As one of the Leading Hotels of the World, Casa San Agustin feels like home, perhaps because it once was—three historic houses, to be exact, that were elegantly joined and restored to create one jaw-droppingly beautiful hotel. Last year, the hotel won TripAdvisor’s Traveler’s Choice Award as the #1 Hotel in Colombia.
With 17th-century Spanish colonial architecture as a canvas, South Carolina-based designer Kelley McRorie chose refined, bespoke furnishings and layered natural textures to adorn each of 20 guest rooms and ten suites, as well as the library and lounges. The result is tastefully chic. Details throughout the hotel evoke the rich history of the era, with (original) massive carved wooden beams defining the high ceilings, colorful, handmade tile and hand wrought-iron details in hallways and lounges.
Alma, the hotel’s restaurant (also designed by McRorie), is one the most celebrated restaurants in Cartegena and is perhaps the most beautiful—cozy and romantic, but stately. The food is a non-fussy style of executive chef Heberto Eljach’s take on Caribbean/Colombian cuisine with a few American touches thrown in, like delicious ceviches and tartares alongside braised oxtail with lobster risotto, or aged Angus Beef® New York strip with blue cheese butter and fried Swiss chard. Alma’s lavish breakfast buffet, showing off a colorful array of local fruits, cheeses and pastries, accompanies made-to-order egg dishes and can be enjoyed in the restaurant, on the charming open-air patio, or by the pool.
The Casa San Agustin pool is a story in itself. Named World’s Coolest Plunge Pool by Travel+Leisure in 2015, it is breathtaking. It connects the three houses as it doglegs around an ancient aqueduct tucked into the hotel’s epicenter.
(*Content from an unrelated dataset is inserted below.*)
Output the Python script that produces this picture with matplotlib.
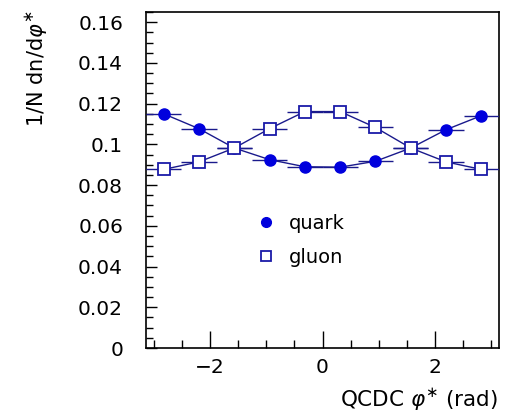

The adjacent pool bar is a convivial place to try a signature cocktail, complete with exotic fruits, herbs and spices, garnished with a spiraled cucumber or citrus peel. There is also a bar on the rooftop solarium—a private lounging area where the only sounds are chirping birds or an occasional splash in the pool below.
A recent renovation of the hotel spa, Aurum (latin for gold), reveals the vision of Colombian architect Miguel Soto. The space is lavished with gold tiles and patterns that symbolize “radiance, health and new beginnings” bestowed to Earth by the Sun. Treatments feature local, natural ingredients such as Colombian coffee, tobacco, volcanic mud, sea fennel, sarsaparilla and sea salt. The spa’s oils and lotions are botanical and organic.
Cartegena is a wonderland—a city created for exploration. While in the Walled City, visit El Barón Cafe for an artisan cocktail or Cafe San Alberto to sip what is reputed to be the best coffee in Colombia. Venture out of the Walled City for a walk through the tunnels and to the top of Castillo de San Felipe de Barajas (in military use from 1536-1767), where the Spaniards sought to fend off the British. Panoramic views of the city are best seen from the top of the fort.
But perhaps the most authentic way to experience the local character of Cartegena is to visit the former working-class neighborhood of Getsemani. Candy-bright, noisy, festive and the “it” place for funky art, drinking dens, tapas bars and salsa dancing, Getsemani is a party all hours of the day and night. Take in the sights slowly, or risk being overwhelmed. It is impossible not to stop to study the hand-painted murals or to peek over the shoulder of residents playing board games on the sidewalk.
The welcoming and uber-friendly people of Cartegena will see to it that you have a pleasant time and will want to revisit soon. Bask in the joy, and don’t be surprised if you’re asked to join in a game of street checkers.